| TASK GOAL |
Copy all the entries word for word, but omit the pictures.

* START TASK DATA *

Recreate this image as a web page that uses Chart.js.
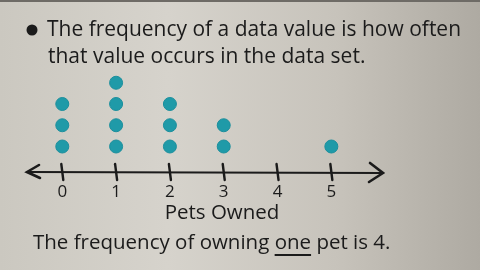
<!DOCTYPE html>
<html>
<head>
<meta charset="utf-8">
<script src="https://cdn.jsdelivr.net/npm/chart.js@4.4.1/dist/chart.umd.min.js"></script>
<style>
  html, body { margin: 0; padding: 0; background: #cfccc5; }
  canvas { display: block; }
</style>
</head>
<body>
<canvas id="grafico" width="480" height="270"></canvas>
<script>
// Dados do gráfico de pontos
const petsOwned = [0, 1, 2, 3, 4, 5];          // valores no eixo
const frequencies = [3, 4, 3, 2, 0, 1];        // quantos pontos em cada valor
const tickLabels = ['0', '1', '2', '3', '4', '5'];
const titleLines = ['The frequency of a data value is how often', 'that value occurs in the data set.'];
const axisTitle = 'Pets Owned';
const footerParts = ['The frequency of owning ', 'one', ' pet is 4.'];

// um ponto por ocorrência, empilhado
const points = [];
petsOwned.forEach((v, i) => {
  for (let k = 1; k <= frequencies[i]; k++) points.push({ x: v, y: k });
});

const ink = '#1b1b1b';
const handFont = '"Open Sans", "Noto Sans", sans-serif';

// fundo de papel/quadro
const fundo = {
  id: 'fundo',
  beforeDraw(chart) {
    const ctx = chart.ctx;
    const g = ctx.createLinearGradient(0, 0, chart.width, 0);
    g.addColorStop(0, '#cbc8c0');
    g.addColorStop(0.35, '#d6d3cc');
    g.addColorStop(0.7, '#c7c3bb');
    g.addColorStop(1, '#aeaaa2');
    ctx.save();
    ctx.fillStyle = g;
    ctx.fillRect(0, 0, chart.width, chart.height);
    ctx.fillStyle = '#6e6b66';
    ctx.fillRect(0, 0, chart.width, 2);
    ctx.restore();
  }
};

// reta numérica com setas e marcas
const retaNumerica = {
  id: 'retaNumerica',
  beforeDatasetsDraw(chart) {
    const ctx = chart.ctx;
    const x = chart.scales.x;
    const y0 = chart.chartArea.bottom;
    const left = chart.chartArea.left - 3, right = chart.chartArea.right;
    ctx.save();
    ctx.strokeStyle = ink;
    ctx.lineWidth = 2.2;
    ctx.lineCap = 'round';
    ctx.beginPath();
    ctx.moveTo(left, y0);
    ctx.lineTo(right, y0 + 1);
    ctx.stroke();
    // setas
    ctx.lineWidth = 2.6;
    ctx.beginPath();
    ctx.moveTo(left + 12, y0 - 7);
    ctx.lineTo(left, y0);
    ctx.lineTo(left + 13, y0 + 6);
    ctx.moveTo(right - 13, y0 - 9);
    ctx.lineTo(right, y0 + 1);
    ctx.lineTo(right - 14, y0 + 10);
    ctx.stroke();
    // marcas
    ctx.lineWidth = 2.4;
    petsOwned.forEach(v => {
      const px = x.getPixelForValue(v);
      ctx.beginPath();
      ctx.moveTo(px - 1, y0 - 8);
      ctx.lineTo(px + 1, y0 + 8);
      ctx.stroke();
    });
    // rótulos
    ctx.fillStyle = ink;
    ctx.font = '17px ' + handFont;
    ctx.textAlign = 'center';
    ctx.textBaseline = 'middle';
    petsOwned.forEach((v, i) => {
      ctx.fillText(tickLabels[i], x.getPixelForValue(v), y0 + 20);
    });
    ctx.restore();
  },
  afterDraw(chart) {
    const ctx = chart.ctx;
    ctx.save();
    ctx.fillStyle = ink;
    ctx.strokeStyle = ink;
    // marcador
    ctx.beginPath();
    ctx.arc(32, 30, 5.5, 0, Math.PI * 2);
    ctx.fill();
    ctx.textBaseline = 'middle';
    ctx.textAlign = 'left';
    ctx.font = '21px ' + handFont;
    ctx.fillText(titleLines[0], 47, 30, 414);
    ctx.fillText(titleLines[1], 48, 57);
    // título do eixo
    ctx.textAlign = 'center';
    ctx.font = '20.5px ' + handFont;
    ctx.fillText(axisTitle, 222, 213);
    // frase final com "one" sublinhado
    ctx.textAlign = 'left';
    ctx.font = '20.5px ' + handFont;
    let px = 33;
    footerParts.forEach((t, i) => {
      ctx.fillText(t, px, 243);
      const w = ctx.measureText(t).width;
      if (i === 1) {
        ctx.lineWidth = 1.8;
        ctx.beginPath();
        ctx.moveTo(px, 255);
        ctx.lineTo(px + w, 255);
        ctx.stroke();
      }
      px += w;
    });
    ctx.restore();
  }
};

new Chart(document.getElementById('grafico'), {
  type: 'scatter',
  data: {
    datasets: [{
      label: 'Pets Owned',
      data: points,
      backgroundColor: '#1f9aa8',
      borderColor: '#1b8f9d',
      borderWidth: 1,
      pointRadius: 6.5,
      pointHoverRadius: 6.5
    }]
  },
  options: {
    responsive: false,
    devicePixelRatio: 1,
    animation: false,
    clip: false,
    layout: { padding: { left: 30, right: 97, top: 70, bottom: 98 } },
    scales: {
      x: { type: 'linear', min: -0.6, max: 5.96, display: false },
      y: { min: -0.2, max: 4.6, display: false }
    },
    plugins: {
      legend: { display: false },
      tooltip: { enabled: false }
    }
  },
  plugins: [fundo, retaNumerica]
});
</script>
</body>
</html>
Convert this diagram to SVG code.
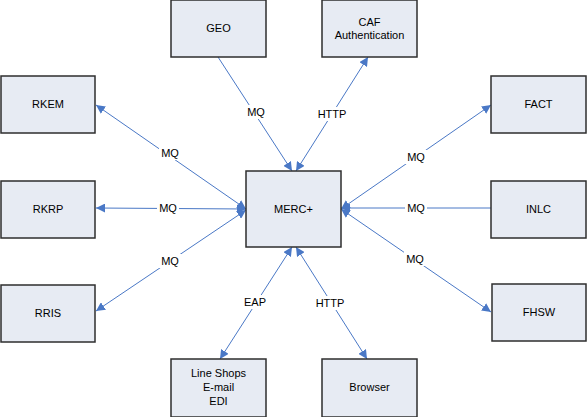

* END TASK DATA *

| REPLY TO THE TASK |
Recreate this image as a web page that uses Chart.js.
<!DOCTYPE html>
<html>
<head>
<meta charset="utf-8">
<script src="https://cdn.jsdelivr.net/npm/chart.js@4.4.1/dist/chart.umd.min.js"></script>
<style>
  html, body { margin: 0; padding: 0; background: #cfccc5; }
  canvas { display: block; }
</style>
</head>
<body>
<canvas id="grafico" width="480" height="270"></canvas>
<script>
// Dados do gráfico de pontos
const petsOwned = [0, 1, 2, 3, 4, 5];          // valores no eixo
const frequencies = [3, 4, 3, 2, 0, 1];        // quantos pontos em cada valor
const tickLabels = ['0', '1', '2', '3', '4', '5'];
const titleLines = ['The frequency of a data value is how often', 'that value occurs in the data set.'];
const axisTitle = 'Pets Owned';
const footerParts = ['The frequency of owning ', 'one', ' pet is 4.'];

// um ponto por ocorrência, empilhado
const points = [];
petsOwned.forEach((v, i) => {
  for (let k = 1; k <= frequencies[i]; k++) points.push({ x: v, y: k });
});

const ink = '#1b1b1b';
const handFont = '"Open Sans", "Noto Sans", sans-serif';

// fundo de papel/quadro
const fundo = {
  id: 'fundo',
  beforeDraw(chart) {
    const ctx = chart.ctx;
    const g = ctx.createLinearGradient(0, 0, chart.width, 0);
    g.addColorStop(0, '#cbc8c0');
    g.addColorStop(0.35, '#d6d3cc');
    g.addColorStop(0.7, '#c7c3bb');
    g.addColorStop(1, '#aeaaa2');
    ctx.save();
    ctx.fillStyle = g;
    ctx.fillRect(0, 0, chart.width, chart.height);
    ctx.fillStyle = '#6e6b66';
    ctx.fillRect(0, 0, chart.width, 2);
    ctx.restore();
  }
};

// reta numérica com setas e marcas
const retaNumerica = {
  id: 'retaNumerica',
  beforeDatasetsDraw(chart) {
    const ctx = chart.ctx;
    const x = chart.scales.x;
    const y0 = chart.chartArea.bottom;
    const left = chart.chartArea.left - 3, right = chart.chartArea.right;
    ctx.save();
    ctx.strokeStyle = ink;
    ctx.lineWidth = 2.2;
    ctx.lineCap = 'round';
    ctx.beginPath();
    ctx.moveTo(left, y0);
    ctx.lineTo(right, y0 + 1);
    ctx.stroke();
    // setas
    ctx.lineWidth = 2.6;
    ctx.beginPath();
    ctx.moveTo(left + 12, y0 - 7);
    ctx.lineTo(left, y0);
    ctx.lineTo(left + 13, y0 + 6);
    ctx.moveTo(right - 13, y0 - 9);
    ctx.lineTo(right, y0 + 1);
    ctx.lineTo(right - 14, y0 + 10);
    ctx.stroke();
    // marcas
    ctx.lineWidth = 2.4;
    petsOwned.forEach(v => {
      const px = x.getPixelForValue(v);
      ctx.beginPath();
      ctx.moveTo(px - 1, y0 - 8);
      ctx.lineTo(px + 1, y0 + 8);
      ctx.stroke();
    });
    // rótulos
    ctx.fillStyle = ink;
    ctx.font = '17px ' + handFont;
    ctx.textAlign = 'center';
    ctx.textBaseline = 'middle';
    petsOwned.forEach((v, i) => {
      ctx.fillText(tickLabels[i], x.getPixelForValue(v), y0 + 20);
    });
    ctx.restore();
  },
  afterDraw(chart) {
    const ctx = chart.ctx;
    ctx.save();
    ctx.fillStyle = ink;
    ctx.strokeStyle = ink;
    // marcador
    ctx.beginPath();
    ctx.arc(32, 30, 5.5, 0, Math.PI * 2);
    ctx.fill();
    ctx.textBaseline = 'middle';
    ctx.textAlign = 'left';
    ctx.font = '21px ' + handFont;
    ctx.fillText(titleLines[0], 47, 30, 414);
    ctx.fillText(titleLines[1], 48, 57);
    // título do eixo
    ctx.textAlign = 'center';
    ctx.font = '20.5px ' + handFont;
    ctx.fillText(axisTitle, 222, 213);
    // frase final com "one" sublinhado
    ctx.textAlign = 'left';
    ctx.font = '20.5px ' + handFont;
    let px = 33;
    footerParts.forEach((t, i) => {
      ctx.fillText(t, px, 243);
      const w = ctx.measureText(t).width;
      if (i === 1) {
        ctx.lineWidth = 1.8;
        ctx.beginPath();
        ctx.moveTo(px, 255);
        ctx.lineTo(px + w, 255);
        ctx.stroke();
      }
      px += w;
    });
    ctx.restore();
  }
};

new Chart(document.getElementById('grafico'), {
  type: 'scatter',
  data: {
    datasets: [{
      label: 'Pets Owned',
      data: points,
      backgroundColor: '#1f9aa8',
      borderColor: '#1b8f9d',
      borderWidth: 1,
      pointRadius: 6.5,
      pointHoverRadius: 6.5
    }]
  },
  options: {
    responsive: false,
    devicePixelRatio: 1,
    animation: false,
    clip: false,
    layout: { padding: { left: 30, right: 97, top: 70, bottom: 98 } },
    scales: {
      x: { type: 'linear', min: -0.6, max: 5.96, display: false },
      y: { min: -0.2, max: 4.6, display: false }
    },
    plugins: {
      legend: { display: false },
      tooltip: { enabled: false }
    }
  },
  plugins: [fundo, retaNumerica]
});
</script>
</body>
</html>
Convert this diagram to SVG code.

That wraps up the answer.